The following week, I tackled “cumin-crusted salmon with chive mashed potatoes” in Chanterelle, which required five pots, a blender, a food processor, several measuring cups, and an hour and a half to prepare. It tasted great and looked similar to the photograph, with one exception. My potatoes were pale green with dark green specks—not uniformly pea-green. I had prepared the potatoes as instructed, blanching the chives, then chopping them and pureeing them, but my blender proved useless. So I transferred them to a food processor and pureed them before returning them to the blender, still to no avail. I consoled myself by drowning them in the luscious citrus-butter sauce, which, true to restaurant form, required half a pound of butter for four servings.

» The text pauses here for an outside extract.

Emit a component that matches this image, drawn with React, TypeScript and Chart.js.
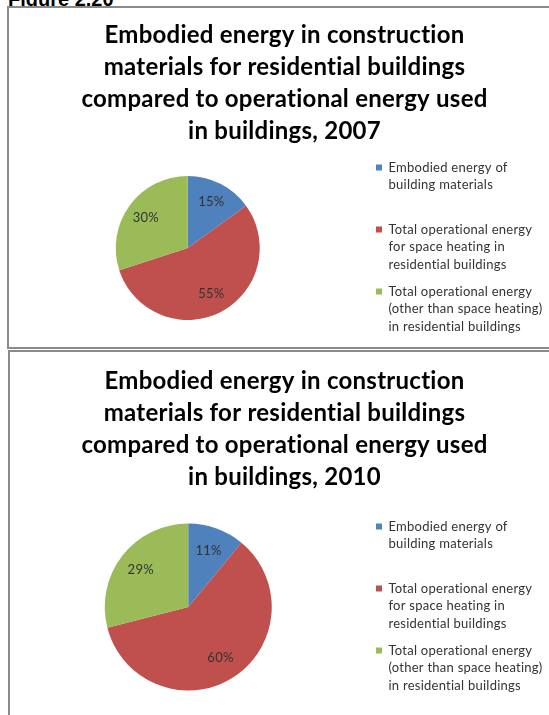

At Chanterelle the following day, I knew I’d aced it as I ate the salmon, which tasted virtually identical to mine, as did the citrus-butter sauce. However, Chanterelle garnished its salmon with haricots verts and micro chives, and its potatoes were uniformly green. When asked how they were so perfectly hued, my waiter replied that the chives were blanched, then pureed in a blender and added to the mashed potatoes. Clearly, I either need to invest in Chanterelle’s blender or hire their sous-chef.

All of the recipes I tested resembled their originals, but none perfectly recreated the restaurant version—not an entirely surprising verdict. As Kenny Shopsin writes in Eat Me, “My regular customers know that if they order the same thing they got last week, there is a good chance they won’t even recognize it. I don’t do it differently on purpose. It’s just that everything I cook, every time I cook, is an event in and of itself.” Variable factors like ingredient quality, temperature, and timing will ensure that a dish is different every time it’s prepared, whether at a restaurant kitchen, or a home kitchen, or even from one day to another at the same restaurant.

Why, then, do we still buy restaurant cookbooks? Perhaps because we aspire to be restaurant insiders. Making a pilgrimage to Chicago to dine at Alinea was once considered impressive. These days, a true foodie won’t bat an eye unless you can identify every ingredient in every dish—a party trick that requires either an excellent palate or close attention to the recipes in Alinea. Besides this cheat-sheet function, restaurant cookbooks help us tap into a chef’s creative genius—they help us understand how a handful of ingredients can be transformed into a restaurant-worthy meal. When we rely on regular cookbooks, we at best become good cooks; with Eat Me or Carmine’s Family Style-Cookbook or Chanterelle, we become pseudo-restaurant chefs.

Of course, a restaurant cookbook is still, ultimately, no more than a collection of bound pages. At home, Kenny Shopsin didn’t insult me (which is really an integral part of the Shopsin’s experience); I missed out on people-watching at Carmine’s (enthusiastic hordes devouring heaps of pasta); and while my salmon resembled Chanterelle’s, I didn’t get to taste the complementary deviled quail egg canapés and homemade rolls with two types of artisanal butter. At home, I had to play the part not only of chef but of waiter and dishwasher, too, with no chance of a tip.